Quelle  Forward.thy

theory Forward imports TPrimes begin

text‹\noindent
 Forward proof material: of, OF, THEN, simplify, rule_format.
 ›

text‹\noindent
 SKIP most developments...
 ›

(** Commutativity **)

lemma is_gcd_commute: "is_gcd k m n = is_gcd k n m"
apply (auto simp add: is_gcd_def)
done

lemma gcd_commute: "gcd m n = gcd n m"
apply (rule is_gcd_unique)
apply (rule is_gcd)
apply (subst is_gcd_commute)
apply (simp add: is_gcd)
done

lemma gcd_1 [simp]: "gcd m (Suc 0) = Suc 0"
apply simp
done

lemma gcd_1_left [simp]: "gcd (Suc 0) m = Suc 0"
apply (simp add: gcd_commute [of "Suc 0"])
done

text‹\noindent
 as far as HERE.
 ›

text‹\noindent
 SKIP THIS PROOF
 ›

lemma gcd_mult_distrib2: "k * gcd m n = gcd (k*m) (k*n)"
apply (induct_tac m n rule: gcd.induct)
apply (case_tac "n=0")
apply simp
apply (case_tac "k=0")
apply simp_all
done

text ‹
 @{thm[display] gcd_mult_distrib2}
 \rulename{gcd_mult_distrib2}
 ›

text‹\noindent
 of, simplified
 ›


lemmas gcd_mult_0 = gcd_mult_distrib2 [of k 1] for k
lemmas gcd_mult_1 = gcd_mult_0 [simplified]

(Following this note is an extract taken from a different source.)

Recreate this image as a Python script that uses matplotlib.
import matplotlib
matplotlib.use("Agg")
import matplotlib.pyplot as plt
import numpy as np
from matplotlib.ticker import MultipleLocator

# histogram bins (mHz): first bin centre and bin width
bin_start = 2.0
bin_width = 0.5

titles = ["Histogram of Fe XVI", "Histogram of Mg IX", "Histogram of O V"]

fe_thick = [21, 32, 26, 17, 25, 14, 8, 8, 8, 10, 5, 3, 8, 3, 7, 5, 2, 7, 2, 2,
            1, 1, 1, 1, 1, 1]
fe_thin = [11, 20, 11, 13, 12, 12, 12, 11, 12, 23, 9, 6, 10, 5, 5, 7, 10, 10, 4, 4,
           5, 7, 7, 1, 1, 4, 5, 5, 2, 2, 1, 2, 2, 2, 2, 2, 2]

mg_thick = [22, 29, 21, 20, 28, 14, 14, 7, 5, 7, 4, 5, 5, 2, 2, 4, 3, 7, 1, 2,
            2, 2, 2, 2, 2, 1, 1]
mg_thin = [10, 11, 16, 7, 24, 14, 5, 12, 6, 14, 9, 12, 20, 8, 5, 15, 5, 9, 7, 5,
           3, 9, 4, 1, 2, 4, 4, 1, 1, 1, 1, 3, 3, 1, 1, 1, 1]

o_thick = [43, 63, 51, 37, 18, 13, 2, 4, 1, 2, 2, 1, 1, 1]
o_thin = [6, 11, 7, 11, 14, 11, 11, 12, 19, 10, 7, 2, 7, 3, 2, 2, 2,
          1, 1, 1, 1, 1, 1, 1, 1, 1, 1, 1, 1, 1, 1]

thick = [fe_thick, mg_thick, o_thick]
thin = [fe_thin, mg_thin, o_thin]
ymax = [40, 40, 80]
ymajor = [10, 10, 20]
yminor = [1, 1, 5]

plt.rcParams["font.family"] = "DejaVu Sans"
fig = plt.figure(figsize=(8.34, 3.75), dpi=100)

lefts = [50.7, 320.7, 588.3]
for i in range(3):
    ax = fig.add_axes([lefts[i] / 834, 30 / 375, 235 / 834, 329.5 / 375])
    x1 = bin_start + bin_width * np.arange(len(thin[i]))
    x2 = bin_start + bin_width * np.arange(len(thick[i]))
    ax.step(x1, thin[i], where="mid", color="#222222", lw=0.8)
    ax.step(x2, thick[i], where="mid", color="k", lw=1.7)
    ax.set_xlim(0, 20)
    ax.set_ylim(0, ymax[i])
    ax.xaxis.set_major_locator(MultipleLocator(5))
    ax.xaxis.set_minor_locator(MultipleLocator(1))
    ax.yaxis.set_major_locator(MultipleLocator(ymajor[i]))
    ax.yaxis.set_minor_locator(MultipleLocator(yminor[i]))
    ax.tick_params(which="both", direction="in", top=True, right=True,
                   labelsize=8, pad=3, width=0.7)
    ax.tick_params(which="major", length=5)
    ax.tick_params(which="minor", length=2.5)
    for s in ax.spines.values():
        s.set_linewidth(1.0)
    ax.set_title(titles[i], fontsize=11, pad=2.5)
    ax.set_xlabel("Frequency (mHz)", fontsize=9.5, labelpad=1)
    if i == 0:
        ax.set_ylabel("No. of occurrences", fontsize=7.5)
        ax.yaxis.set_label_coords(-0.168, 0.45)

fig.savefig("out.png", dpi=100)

lemmas where1 = gcd_mult_distrib2 [where m=1]

lemmas where2 = gcd_mult_distrib2 [where m=1 and k=1]

lemmas where3 = gcd_mult_distrib2 [where m=1 and k="j+k"] for j k

text ‹
 example using ``of'':
 @{thm[display] gcd_mult_distrib2 [of _ 1]}
 
 example using ``where'':
 @{thm[display] gcd_mult_distrib2 [where m=1]}
 
 example using ``where'', ``and'':
 @{thm[display] gcd_mult_distrib2 [where m=1 and k="j+k"]}
 
 @{thm[display] gcd_mult_0}
 \rulename{gcd_mult_0}
 
 @{thm[display] gcd_mult_1}
 \rulename{gcd_mult_1}
 
 @{thm[display] sym}
 \rulename{sym}
 ›

lemmas gcd_mult0 = gcd_mult_1 [THEN sym]
      (*not quite right: we need ?k but this gives k*)

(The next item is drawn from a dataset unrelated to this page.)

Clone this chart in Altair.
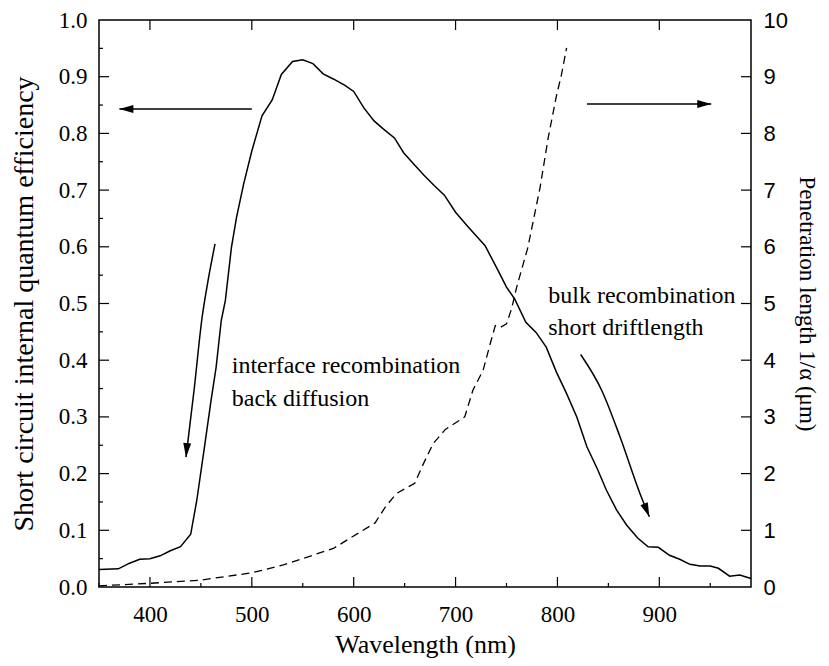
import altair as alt
import pandas as pd

# Solid curve: short circuit internal quantum efficiency (left axis)
qe_wavelength = [350, 369, 380, 390, 400, 410, 420, 430, 440, 446,
                 454, 460, 465, 470, 474, 480, 485, 492, 500, 510,
                 520, 529, 540, 550, 560, 570, 580, 591, 600, 610,
                 620, 629, 640, 649, 658, 669, 679, 689, 700, 712,
                 729, 740, 750, 758, 769, 779, 789, 799, 809, 819,
                 829, 839, 848, 858, 868, 879, 889, 899, 910, 920,
                 930, 940, 950, 958, 969, 979, 990]
qe_values = [0.031, 0.032, 0.042, 0.049, 0.050, 0.055, 0.064, 0.071, 0.093, 0.153,
             0.253, 0.329, 0.388, 0.470, 0.505, 0.599, 0.652, 0.711, 0.769, 0.831,
             0.859, 0.904, 0.927, 0.930, 0.923, 0.905, 0.896, 0.885, 0.874, 0.845,
             0.822, 0.808, 0.792, 0.766, 0.748, 0.726, 0.708, 0.691, 0.661, 0.636,
             0.602, 0.564, 0.529, 0.508, 0.467, 0.449, 0.423, 0.379, 0.341, 0.300,
             0.247, 0.209, 0.171, 0.136, 0.109, 0.086, 0.071, 0.070, 0.056, 0.049,
             0.040, 0.037, 0.037, 0.033, 0.019, 0.021, 0.015]

# Dashed curve: penetration length 1/alpha in um (right axis)
pl_wavelength = [350, 400, 449, 500, 531, 580, 621, 631, 642, 660,
                 667, 678, 690, 709, 717, 727, 734, 739, 744, 750,
                 755, 760, 771, 783, 791, 799, 804, 809]
pl_values = [0.02, 0.065, 0.12, 0.25, 0.39, 0.68, 1.13, 1.41, 1.65, 1.83,
             2.12, 2.53, 2.78, 3.0, 3.47, 3.82, 4.29, 4.61, 4.58, 4.64,
             4.91, 5.29, 5.99, 7.05, 7.93, 8.66, 9.04, 9.51]

# Axis ticks
x_major = [400, 500, 600, 700, 800, 900]
x_minor = [350, 450, 550, 650, 750, 850, 950]
y_left_labels = [0.0, 0.1, 0.2, 0.3, 0.4, 0.5, 0.6, 0.7, 0.8, 0.9, 1.0]
y_left_major = [0.1, 0.2, 0.3, 0.4, 0.5, 0.6, 0.7, 0.8, 0.9]
y_left_minor = [0.05, 0.15, 0.25, 0.35, 0.45, 0.55, 0.65, 0.75, 0.85, 0.95]
y_right_labels = [0, 1, 2, 3, 4, 5, 6, 7, 8, 9, 10]
y_right_major = [1, 2, 3, 4, 5, 6, 7, 8, 9]

# Annotation arrows (wavelength, QE-scale)
arrow_left_x = [500, 370]
arrow_left_y = [0.843, 0.843]
arrow_right_x = [829, 951]
arrow_right_y = [0.852, 0.852]
arrow_iface_x = [463.9, 457, 451.1, 443.3, 435.4]
arrow_iface_y = [0.605, 0.540, 0.474, 0.347, 0.229]
arrow_bulk_x = [822.8, 843.4, 861.4, 881, 890.2]
arrow_bulk_y = [0.410, 0.347, 0.265, 0.165, 0.124]

labels_text = ["interface recombination", "back diffusion",
               "bulk recombination", "short driftlength"]
labels_x = [480.3, 480.3, 791, 791]
labels_y = [0.377, 0.319, 0.5005, 0.4437]

W, H = 652, 567
SERIF = "Liberation Serif"
SANS = "Liberation Sans"

xscale = alt.Scale(domain=[350, 990], nice=False, zero=False)
yl_scale = alt.Scale(domain=[0, 1], nice=False, zero=False)
yr_scale = alt.Scale(domain=[0, 10], nice=False, zero=False)

x_axis = alt.Axis(values=x_major, ticks=False, domain=False, grid=False,
                  labelFont=SERIF, labelFontSize=23, labelPadding=16,
                  labelFlush=False, labelOverlap=False, labelColor="black",
                  title="Wavelength (nm)", titleFont=SERIF, titleFontSize=26,
                  titleFontWeight="normal", titleBaseline="alphabetic",
                  titleY=65, titleColor="black")
yl_axis = alt.Axis(values=y_left_labels, format=".1f", ticks=False, domain=False,
                   grid=False, labelFont=SERIF, labelFontSize=23, labelPadding=12,
                   labelFlush=False, labelOverlap=False, labelColor="black",
                   title="Short circuit internal quantum efficiency",
                   titleFont=SERIF, titleFontSize=28, titleFontWeight="normal",
                   titlePadding=20, titleColor="black")
yr_axis = alt.Axis(orient="right", values=y_right_labels, format="d", ticks=False,
                   domain=False, grid=False, labelFont=SANS, labelFontSize=22,
                   labelPadding=12, labelFlush=False, labelOverlap=False,
                   labelColor="black",
                   title="Penetration length 1/\u03b1 (\u03bcm)",
                   titleFont=SERIF, titleFontSize=23, titleFontWeight="normal",
                   titlePadding=7, titleColor="black")

X = alt.X("x:Q", scale=xscale, axis=x_axis)
YL = alt.Y("y:Q", scale=yl_scale, axis=yl_axis)
YR = alt.Y("y:Q", scale=yr_scale, axis=yr_axis)


def df(xs, ys=None):
    if ys is None:
        return pd.DataFrame({"x": xs})
    return pd.DataFrame({"x": xs, "y": ys})


qe_line = alt.Chart(df(qe_wavelength, qe_values)).mark_line(
    color="black", strokeWidth=1.5).encode(x=X, y=YL)

arrow_style = dict(color="black", strokeWidth=1.5)
a1 = alt.Chart(df(arrow_left_x, arrow_left_y)).mark_line(**arrow_style).encode(x=X, y=YL)
a2 = alt.Chart(df(arrow_right_x, arrow_right_y)).mark_line(**arrow_style).encode(x=X, y=YL)
a3 = alt.Chart(df(arrow_iface_x, arrow_iface_y)).mark_line(**arrow_style, interpolate="monotone").encode(x=X, y=YL)
a4 = alt.Chart(df(arrow_bulk_x, arrow_bulk_y)).mark_line(**arrow_style, interpolate="monotone").encode(x=X, y=YL)

HEAD = "M0,0L0.57,2L-0.57,2Z"


def head(xs, ys, ang):
    return alt.Chart(df(xs, ys)).mark_point(
        shape=HEAD, filled=True, size=196, angle=ang, color="black",
        opacity=1, strokeWidth=0).encode(x=X, y=YL)


h1 = head([arrow_left_x[-1]], [arrow_left_y[-1]], 270)
h2 = head([arrow_right_x[-1]], [arrow_right_y[-1]], 90)
h3 = head([arrow_iface_x[-1]], [arrow_iface_y[-1]], 185)
h4 = head([arrow_bulk_x[-1]], [arrow_bulk_y[-1]], 158)

texts = alt.Chart(pd.DataFrame({"x": labels_x, "y": labels_y, "t": labels_text})).mark_text(
    align="left", baseline="alphabetic", font=SERIF, fontSize=24, color="black"
).encode(x=X, y=YL, text="t:N")

tick_style = dict(color="black", strokeWidth=1.2)
xt_bot = alt.Chart(df(x_major)).mark_rule(**tick_style).encode(
    x=X, y=alt.value(H), y2=alt.value(H - 10))
xt_bot_minor = alt.Chart(df(x_minor)).mark_rule(**tick_style).encode(
    x=X, y=alt.value(H), y2=alt.value(H - 4))
xt_top = alt.Chart(df(x_major)).mark_rule(**tick_style).encode(
    x=X, y=alt.value(0), y2=alt.value(10))
yl_ticks = alt.Chart(pd.DataFrame({"y": y_left_major})).mark_rule(**tick_style).encode(
    y=YL, x=alt.value(0), x2=alt.value(10))
yl_ticks_minor = alt.Chart(pd.DataFrame({"y": y_left_minor})).mark_rule(**tick_style).encode(
    y=YL, x=alt.value(0), x2=alt.value(4))

layer_left = alt.layer(qe_line, a1, a2, a3, a4, h1, h2, h3, h4, texts,
                       xt_bot, xt_bot_minor, xt_top, yl_ticks, yl_ticks_minor)

pl_line = alt.Chart(df(pl_wavelength, pl_values)).mark_line(
    color="black", strokeWidth=1.3, strokeDash=[8, 5]).encode(x=X, y=YR)
yr_ticks = alt.Chart(pd.DataFrame({"y": y_right_major})).mark_rule(**tick_style).encode(
    y=YR, x=alt.value(W - 10), x2=alt.value(W))

layer_right = alt.layer(pl_line, yr_ticks)

chart = alt.layer(layer_left, layer_right).resolve_scale(y="independent").properties(
    width=W, height=H,
    autosize=alt.AutoSizeParams(type="none"),
    padding={"left": 91, "top": 12, "right": 70, "bottom": 71},
    background="white",
).configure_view(stroke="black", strokeWidth=1.5)

chart.save("out.html", embed_options={"renderer": "svg", "actions": False})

lemmas gcd_mult0' = gcd_mult_distrib2 [of k 1, simplified, THEN sym] for k
      (*better in one step!*)

text ‹
 more legible, and variables properly generalized
 ›

lemma gcd_mult [simp]: "gcd k (k*n) = k"
by (rule gcd_mult_distrib2 [of k 1, simplified, THEN sym])

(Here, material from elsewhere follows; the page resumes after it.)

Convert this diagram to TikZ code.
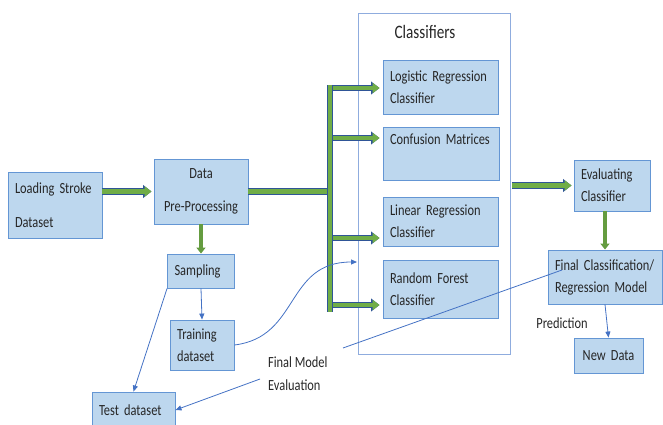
\documentclass[tikz,border=0pt]{standalone}
\usepackage{fontspec}
\setmainfont{Carlito}[FakeStretch=0.8]
\usetikzlibrary{arrows.meta, positioning}
\definecolor{boxfill}{RGB}{189,215,238}
\definecolor{boxline}{RGB}{100,150,212}
\definecolor{outline}{RGB}{143,172,222}
\definecolor{arrgreen}{RGB}{112,173,71}
\definecolor{arrline}{RGB}{47,85,151}
\definecolor{linkblue}{RGB}{68,114,196}
\definecolor{ink}{RGB}{38,38,38}

\begin{document}
\begin{tikzpicture}[x=1pt, y=-1pt,
  pbox/.style={draw=boxline, fill=boxfill, line width=0.9pt, align=left, inner xsep=7pt, inner ysep=0pt, font=\fontsize{15.5}{22}\selectfont, text=ink},
  tnote/.style={align=left, inner sep=0pt, font=\fontsize{15.5}{23}\selectfont, text=ink},
  gflow/.style={draw=arrgreen, line width=4.5pt, -{Triangle[length=7pt,width=10pt]}, preaction={draw=arrline, line width=6.3pt, -{Triangle[length=8.5pt,width=12.5pt]}}},
  gbar/.style={draw=arrgreen, line width=4.5pt, preaction={draw=arrline, line width=6.3pt}},
  gdown/.style={draw=arrgreen!90!black, line width=4pt, -{Triangle[length=6pt,width=9pt]}},
  link/.style={draw=linkblue, line width=0.8pt, -{Triangle[length=6pt,width=5pt]}}
]
  \useasboundingbox (0,0) rectangle (663,425);

  \node[pbox, text width=80pt, minimum height=66pt] (load) at (55,205) {Loading Stroke\\[12pt]Dataset};
  \node[pbox, align=center, text width=80pt, minimum height=65pt] (prep) at (201,191.5) {Data\\[11pt]Pre-Processing};
  \node[pbox, text width=53pt, minimum height=34pt] (sampling) at (201,271) {Sampling};
  \node[pbox, text width=50pt, minimum height=50pt] (train) at (202,345) {Training\\dataset};
  \node[pbox, text width=69pt, minimum height=36pt] (test) at (133.5,410) {Test dataset};

  \node[draw=outline, line width=0.9pt, minimum width=152pt, minimum height=341pt, inner sep=0pt] (clsbox) at (434,183.5) {};
  \node[tnote, font=\fontsize{19}{22}\selectfont] (clstitle) at (425,32) {Classifiers};
  \node[pbox, text width=101pt, minimum height=54pt] (logreg) at (440.5,87) {Logistic Regression\\Classifier};
  \node[pbox, text width=102pt, minimum height=53pt] (confm) at (441,153.5) {Confusion Matrices\\\strut};
  \node[pbox, text width=101pt, minimum height=49pt] (linreg) at (440.5,221.5) {Linear Regression\\Classifier};
  \node[pbox, text width=101pt, minimum height=58pt] (rforest) at (440.5,289) {Random Forest\\Classifier};

  \node[pbox, text width=62pt, minimum height=51pt] (evalc) at (612,185.5) {Evaluating\\Classifier};
  \node[pbox, text width=100pt, minimum height=54pt] (finalm) at (605,277) {Final Classification/\\Regression Model};
  \node[pbox, align=center, text width=55pt, minimum height=35pt] (newdata) at (608.5,355.5) {New Data};
  \node[tnote] (pred) at (562,323) {Prediction};
  \node[tnote, anchor=west] (fme) at (268,374) {Final Model\\Evaluation};

  \coordinate (btop) at (330,85);
  \coordinate (bbot) at (330,312);
  \coordinate (b1) at (330,88);
  \coordinate (b2) at (330,138);
  \coordinate (b3) at (330,238);
  \coordinate (b4) at (330,305);
  \coordinate (cin) at (357,262);
  \coordinate (fmin) at (562,270);
  \coordinate (fmout) at (343,348);
  \coordinate (fmtail) at (260,379);

  \draw[gflow, shorten >=2pt] (load.east |- prep.west) -- (prep.west);
  \draw[gbar] (prep.east) -- (prep.east -| btop);
  \draw[gflow, shorten >=3pt] (b1) -- (b1 -| logreg.west);
  \draw[gflow, shorten >=3pt] (b2) -- (b2 -| confm.west);
  \draw[gflow, shorten >=3pt] (b3) -- (b3 -| linreg.west);
  \draw[gflow, shorten >=3pt] (b4) -- (b4 -| rforest.west);
  \draw[gbar] (btop) -- (bbot);
  \draw[gflow, shorten <=2pt, shorten >=2pt] (clsbox.east |- evalc.west) -- (evalc.west);
  \draw[gdown] (prep.south -| sampling.north) -- (sampling.north);
  \draw[gdown] (evalc.south -| finalm.north) -- (finalm.north);

  \draw[link] (sampling.south) -- (train.north);
  \draw[link] (sampling.south west) -- (test.north);
  \draw[link] (train.east) .. controls (300,337) and (285,262) .. (cin);
  \draw[draw=linkblue, line width=0.8pt] (fmin) -- (fmout);
  \draw[link] (fmtail) -- (test.east);
  \draw[link] (finalm.south) -- (newdata.north);
\end{tikzpicture}
\end{document}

lemmas gcd_self0 = gcd_mult [of k 1, simplified] for k


text ‹
 @{thm[display] gcd_mult}
 \rulename{gcd_mult}
 
 @{thm[display] gcd_self0}
 \rulename{gcd_self0}
 ›

text ‹
 Rules handy with THEN
 
 @{thm[display] iffD1}
 \rulename{iffD1}
 
 @{thm[display] iffD2}
 \rulename{iffD2}
 ›


text ‹
 again: more legible, and variables properly generalized
 ›

lemma gcd_self [simp]: "gcd k k = k"
by (rule gcd_mult [of k 1, simplified])


text‹
 NEXT SECTION: Methods for Forward Proof
 
 NEW
 
 theorem arg_cong, useful in forward steps
 @{thm[display] arg_cong[no_vars]}
 \rulename{arg_cong}
 ›

lemma "2 ≤ u ==> u*m ≠ Suc(u*n)"
apply (intro notI)
txt‹
 before using arg_cong
 @{subgoals[display,indent=0,margin=65]}
 ›
apply (drule_tac f="λx. x mod u" in arg_cong)
txt‹
 after using arg_cong
 @{subgoals[display,indent=0,margin=65]}
 ›
apply (simp add: mod_Suc)
done

text‹
 have just used this rule:
 @{thm[display] mod_Suc[no_vars]}
 \rulename{mod_Suc}
 
 @{thm[display] mult_le_mono1[no_vars]}
 \rulename{mult_le_mono1}
 ›


text‹
 example of "insert"
 ›

lemma relprime_dvd_mult:
      "[ gcd k n = 1; k dvd m*n ] ==> k dvd m"
apply (insert gcd_mult_distrib2 [of m k n])
txt‹@{subgoals[display,indent=0,margin=65]}›
apply simp
txt‹@{subgoals[display,indent=0,margin=65]}›
apply (erule_tac t="m" in ssubst)
apply simp
done


text ‹
 @{thm[display] relprime_dvd_mult}
 \rulename{relprime_dvd_mult}
 
 Another example of "insert"
 
 @{thm[display] div_mult_mod_eq}
 \rulename{div_mult_mod_eq}
 ›

lemma relprime_dvd_mult_iff: "gcd k n = 1 ==> (k dvd m*n) = (k dvd m)"
by (auto intro: relprime_dvd_mult elim: dvdE)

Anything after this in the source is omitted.